» **Instruction**
Your copy should be exact, beginning at the line containing "Recreate this image" and ending at the line containing "import * as", with both lines kept and every picture dropped.

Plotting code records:
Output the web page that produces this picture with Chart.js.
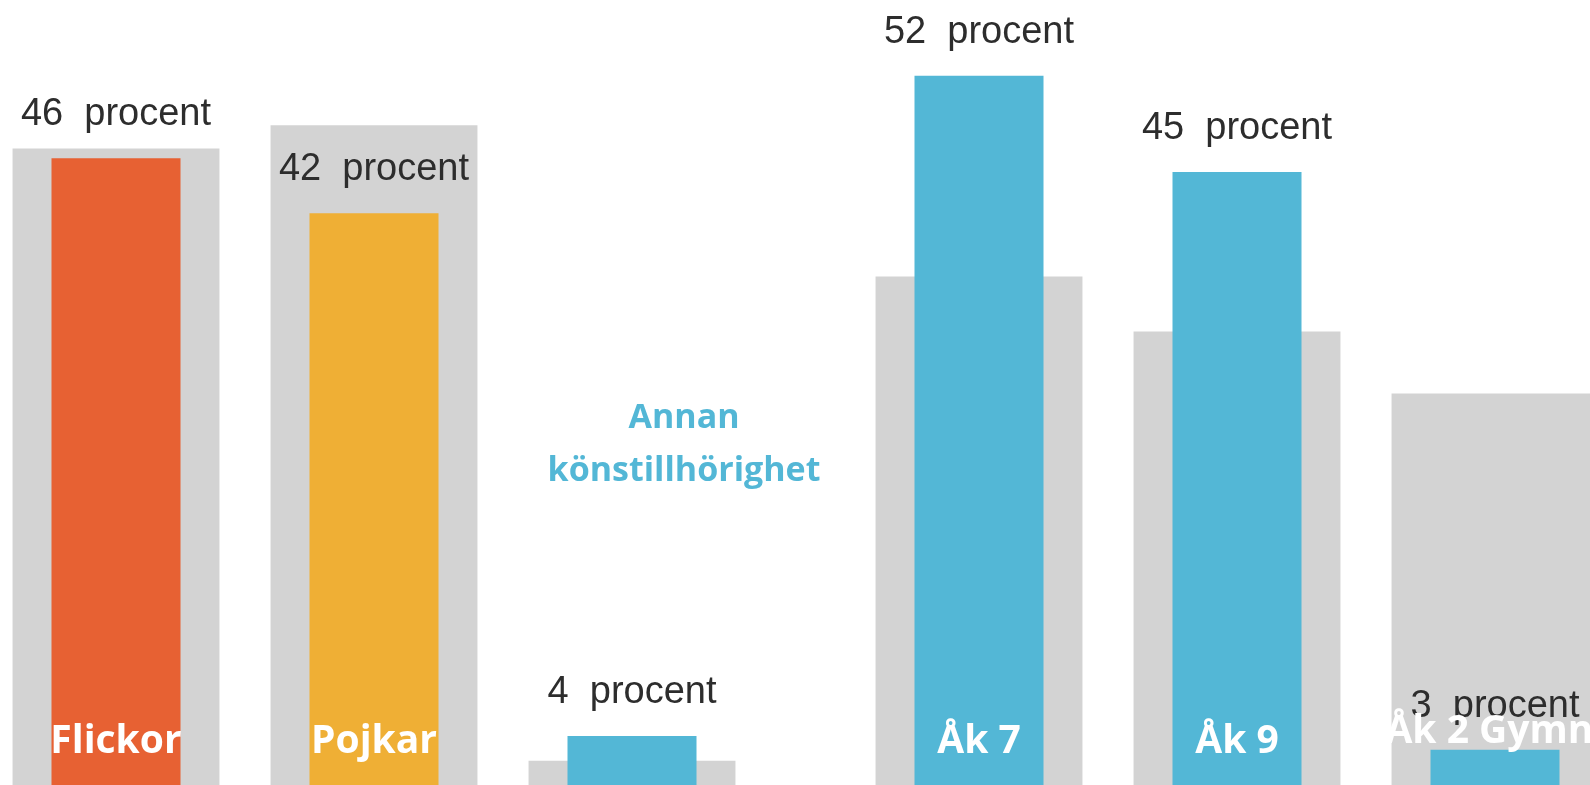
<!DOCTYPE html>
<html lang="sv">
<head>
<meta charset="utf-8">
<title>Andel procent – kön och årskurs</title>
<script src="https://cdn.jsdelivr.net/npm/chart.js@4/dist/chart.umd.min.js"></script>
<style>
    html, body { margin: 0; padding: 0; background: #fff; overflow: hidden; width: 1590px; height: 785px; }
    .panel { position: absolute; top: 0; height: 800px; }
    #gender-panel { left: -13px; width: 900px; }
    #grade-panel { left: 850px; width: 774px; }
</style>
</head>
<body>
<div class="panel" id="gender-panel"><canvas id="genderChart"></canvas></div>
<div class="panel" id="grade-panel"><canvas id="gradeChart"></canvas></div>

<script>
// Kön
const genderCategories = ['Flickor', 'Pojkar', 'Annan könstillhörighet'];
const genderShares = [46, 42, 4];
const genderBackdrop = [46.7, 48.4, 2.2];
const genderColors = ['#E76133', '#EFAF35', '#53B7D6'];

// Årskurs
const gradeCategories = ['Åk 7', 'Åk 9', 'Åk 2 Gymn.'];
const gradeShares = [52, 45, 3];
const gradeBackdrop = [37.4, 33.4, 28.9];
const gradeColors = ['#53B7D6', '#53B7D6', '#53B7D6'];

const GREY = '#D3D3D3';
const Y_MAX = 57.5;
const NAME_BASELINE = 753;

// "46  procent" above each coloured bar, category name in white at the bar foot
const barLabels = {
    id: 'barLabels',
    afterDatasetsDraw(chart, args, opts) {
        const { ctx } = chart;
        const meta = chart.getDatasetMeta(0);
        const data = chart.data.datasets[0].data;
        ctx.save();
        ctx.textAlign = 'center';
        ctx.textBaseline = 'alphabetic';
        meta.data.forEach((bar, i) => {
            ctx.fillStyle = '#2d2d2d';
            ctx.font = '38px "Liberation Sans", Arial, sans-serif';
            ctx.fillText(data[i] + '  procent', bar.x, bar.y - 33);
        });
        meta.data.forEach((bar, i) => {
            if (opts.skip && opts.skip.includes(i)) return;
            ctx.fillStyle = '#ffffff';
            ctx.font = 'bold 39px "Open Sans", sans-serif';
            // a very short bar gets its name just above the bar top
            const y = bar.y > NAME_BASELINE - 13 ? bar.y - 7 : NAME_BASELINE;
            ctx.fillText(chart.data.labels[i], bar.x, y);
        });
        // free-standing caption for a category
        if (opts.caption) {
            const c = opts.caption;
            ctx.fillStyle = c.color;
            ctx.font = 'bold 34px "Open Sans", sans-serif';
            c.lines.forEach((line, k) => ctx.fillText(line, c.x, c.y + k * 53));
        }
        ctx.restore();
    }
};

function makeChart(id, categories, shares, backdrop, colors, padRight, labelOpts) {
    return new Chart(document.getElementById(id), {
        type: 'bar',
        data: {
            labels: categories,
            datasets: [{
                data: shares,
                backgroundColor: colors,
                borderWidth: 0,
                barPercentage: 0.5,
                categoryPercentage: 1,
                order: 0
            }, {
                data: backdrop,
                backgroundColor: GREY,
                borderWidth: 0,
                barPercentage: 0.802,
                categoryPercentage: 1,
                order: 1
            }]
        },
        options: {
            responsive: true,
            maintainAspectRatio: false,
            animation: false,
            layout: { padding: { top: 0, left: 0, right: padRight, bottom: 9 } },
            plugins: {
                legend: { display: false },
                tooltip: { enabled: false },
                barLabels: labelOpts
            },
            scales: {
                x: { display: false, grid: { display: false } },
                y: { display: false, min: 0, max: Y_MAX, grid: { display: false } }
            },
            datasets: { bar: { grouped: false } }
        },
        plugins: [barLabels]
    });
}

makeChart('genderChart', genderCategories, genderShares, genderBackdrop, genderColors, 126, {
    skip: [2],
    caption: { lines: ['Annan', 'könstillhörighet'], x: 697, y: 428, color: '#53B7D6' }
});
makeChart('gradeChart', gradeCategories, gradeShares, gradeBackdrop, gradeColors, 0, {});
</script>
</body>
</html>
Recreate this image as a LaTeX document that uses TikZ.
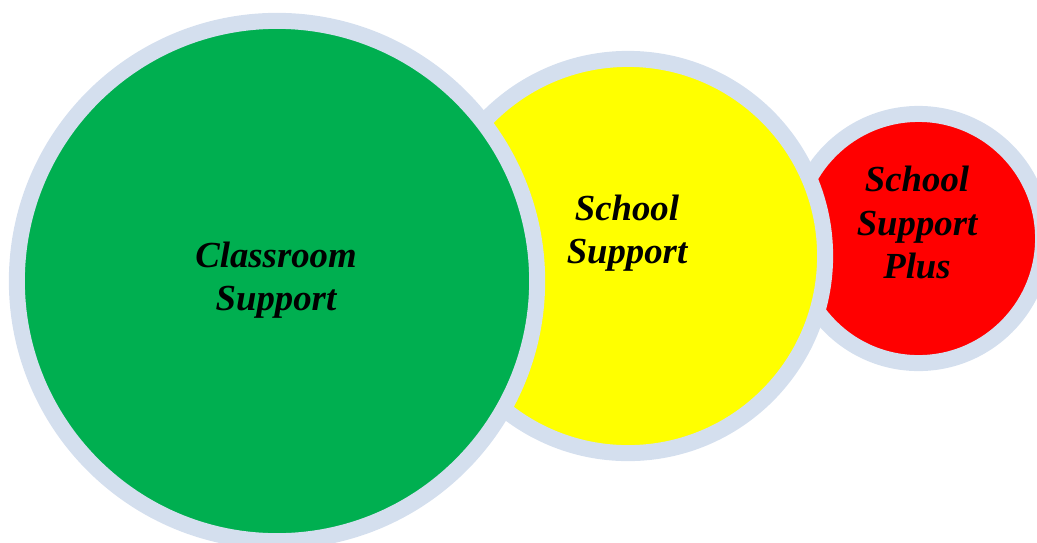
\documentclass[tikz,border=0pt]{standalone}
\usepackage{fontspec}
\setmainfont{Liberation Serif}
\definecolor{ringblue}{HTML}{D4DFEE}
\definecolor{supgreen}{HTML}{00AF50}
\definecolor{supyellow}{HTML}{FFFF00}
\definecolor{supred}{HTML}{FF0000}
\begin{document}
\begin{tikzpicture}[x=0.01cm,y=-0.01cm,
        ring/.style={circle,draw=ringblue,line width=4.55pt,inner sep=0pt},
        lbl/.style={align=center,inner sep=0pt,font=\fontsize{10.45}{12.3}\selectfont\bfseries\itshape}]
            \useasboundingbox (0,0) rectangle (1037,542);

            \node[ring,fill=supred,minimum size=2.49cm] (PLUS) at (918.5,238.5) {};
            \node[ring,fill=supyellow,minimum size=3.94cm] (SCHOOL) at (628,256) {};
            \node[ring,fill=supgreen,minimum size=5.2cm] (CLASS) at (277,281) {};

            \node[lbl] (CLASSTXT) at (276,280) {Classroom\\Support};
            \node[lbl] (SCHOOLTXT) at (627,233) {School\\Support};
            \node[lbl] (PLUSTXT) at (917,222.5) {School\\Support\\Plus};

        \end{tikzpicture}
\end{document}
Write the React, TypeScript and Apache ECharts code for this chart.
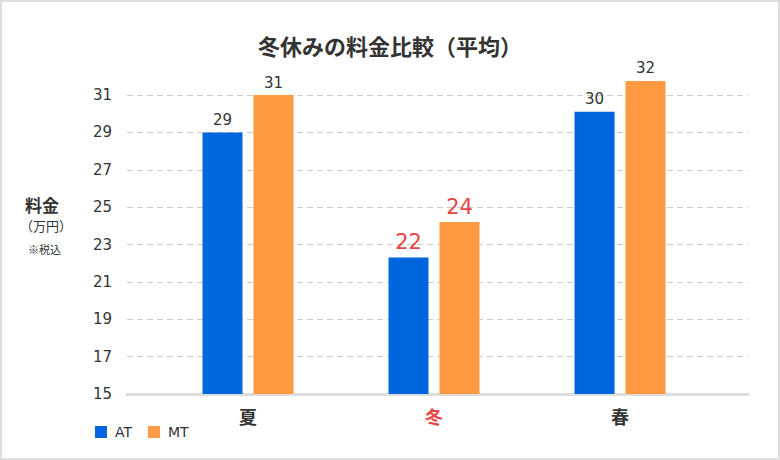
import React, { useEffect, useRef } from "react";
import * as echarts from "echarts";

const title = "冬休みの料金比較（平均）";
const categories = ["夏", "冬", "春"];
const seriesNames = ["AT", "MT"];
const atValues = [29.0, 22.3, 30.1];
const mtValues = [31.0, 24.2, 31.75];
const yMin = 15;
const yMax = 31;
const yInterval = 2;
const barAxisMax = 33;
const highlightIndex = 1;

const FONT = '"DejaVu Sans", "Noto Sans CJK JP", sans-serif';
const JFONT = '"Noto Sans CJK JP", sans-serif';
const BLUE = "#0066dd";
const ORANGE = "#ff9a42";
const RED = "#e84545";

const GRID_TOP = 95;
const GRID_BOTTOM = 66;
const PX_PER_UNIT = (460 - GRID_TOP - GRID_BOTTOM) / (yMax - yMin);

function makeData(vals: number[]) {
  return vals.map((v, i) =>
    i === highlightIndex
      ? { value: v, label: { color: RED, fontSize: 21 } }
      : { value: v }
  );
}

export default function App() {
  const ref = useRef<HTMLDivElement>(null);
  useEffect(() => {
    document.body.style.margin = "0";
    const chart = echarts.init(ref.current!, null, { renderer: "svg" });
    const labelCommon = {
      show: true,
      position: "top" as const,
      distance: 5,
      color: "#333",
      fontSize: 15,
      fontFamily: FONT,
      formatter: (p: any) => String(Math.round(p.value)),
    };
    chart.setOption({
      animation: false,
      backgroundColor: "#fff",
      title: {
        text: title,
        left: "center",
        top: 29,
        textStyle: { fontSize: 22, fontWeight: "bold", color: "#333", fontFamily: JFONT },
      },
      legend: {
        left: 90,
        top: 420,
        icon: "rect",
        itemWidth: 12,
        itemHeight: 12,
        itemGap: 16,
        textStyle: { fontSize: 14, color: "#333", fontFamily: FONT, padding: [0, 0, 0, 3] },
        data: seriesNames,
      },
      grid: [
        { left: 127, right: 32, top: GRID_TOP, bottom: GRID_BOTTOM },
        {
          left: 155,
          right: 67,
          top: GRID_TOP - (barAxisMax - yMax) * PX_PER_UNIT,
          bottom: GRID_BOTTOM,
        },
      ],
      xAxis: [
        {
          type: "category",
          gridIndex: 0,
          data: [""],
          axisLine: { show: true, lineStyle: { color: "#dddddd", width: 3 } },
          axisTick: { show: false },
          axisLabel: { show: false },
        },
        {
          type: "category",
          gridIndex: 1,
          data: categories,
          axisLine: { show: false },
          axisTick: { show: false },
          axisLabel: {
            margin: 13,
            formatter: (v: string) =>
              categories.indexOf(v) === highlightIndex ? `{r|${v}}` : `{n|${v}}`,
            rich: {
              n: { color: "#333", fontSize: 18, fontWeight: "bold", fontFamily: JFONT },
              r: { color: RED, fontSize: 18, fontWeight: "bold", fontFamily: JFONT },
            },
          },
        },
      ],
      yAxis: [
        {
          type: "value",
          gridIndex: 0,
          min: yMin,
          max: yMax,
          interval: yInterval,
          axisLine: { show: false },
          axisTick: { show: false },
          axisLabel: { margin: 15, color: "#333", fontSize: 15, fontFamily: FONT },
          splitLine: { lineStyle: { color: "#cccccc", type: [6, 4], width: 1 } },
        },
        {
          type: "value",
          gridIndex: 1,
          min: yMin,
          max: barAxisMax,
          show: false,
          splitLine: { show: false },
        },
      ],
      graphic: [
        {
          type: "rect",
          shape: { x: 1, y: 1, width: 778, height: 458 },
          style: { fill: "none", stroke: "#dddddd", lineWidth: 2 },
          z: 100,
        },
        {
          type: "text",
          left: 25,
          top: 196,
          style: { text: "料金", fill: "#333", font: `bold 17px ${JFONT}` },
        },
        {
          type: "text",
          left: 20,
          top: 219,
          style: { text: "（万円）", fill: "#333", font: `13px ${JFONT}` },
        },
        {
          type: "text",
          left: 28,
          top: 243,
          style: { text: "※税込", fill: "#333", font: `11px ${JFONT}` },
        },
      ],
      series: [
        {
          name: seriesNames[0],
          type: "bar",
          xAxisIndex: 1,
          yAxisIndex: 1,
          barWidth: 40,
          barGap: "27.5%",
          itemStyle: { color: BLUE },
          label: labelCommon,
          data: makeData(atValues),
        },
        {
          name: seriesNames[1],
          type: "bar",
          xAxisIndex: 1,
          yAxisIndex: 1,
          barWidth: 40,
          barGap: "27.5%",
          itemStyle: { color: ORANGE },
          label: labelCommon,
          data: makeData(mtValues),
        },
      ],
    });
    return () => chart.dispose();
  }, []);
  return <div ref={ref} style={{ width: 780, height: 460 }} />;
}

» **Written response**
Recreate this image as a LaTeX document that uses TikZ.
\documentclass[tikz,border=0pt]{standalone}
\usepackage{fontspec}
\setmainfont{Liberation Serif}
\definecolor{ringblue}{HTML}{D4DFEE}
\definecolor{supgreen}{HTML}{00AF50}
\definecolor{supyellow}{HTML}{FFFF00}
\definecolor{supred}{HTML}{FF0000}
\begin{document}
\begin{tikzpicture}[x=0.01cm,y=-0.01cm,
        ring/.style={circle,draw=ringblue,line width=4.55pt,inner sep=0pt},
        lbl/.style={align=center,inner sep=0pt,font=\fontsize{10.45}{12.3}\selectfont\bfseries\itshape}]
            \useasboundingbox (0,0) rectangle (1037,542);

            \node[ring,fill=supred,minimum size=2.49cm] (PLUS) at (918.5,238.5) {};
            \node[ring,fill=supyellow,minimum size=3.94cm] (SCHOOL) at (628,256) {};
            \node[ring,fill=supgreen,minimum size=5.2cm] (CLASS) at (277,281) {};

            \node[lbl] (CLASSTXT) at (276,280) {Classroom\\Support};
            \node[lbl] (SCHOOLTXT) at (627,233) {School\\Support};
            \node[lbl] (PLUSTXT) at (917,222.5) {School\\Support\\Plus};

        \end{tikzpicture}
\end{document}
Write the React, TypeScript and Apache ECharts code for this chart.
import React, { useEffect, useRef } from "react";
import * as echarts from "echarts";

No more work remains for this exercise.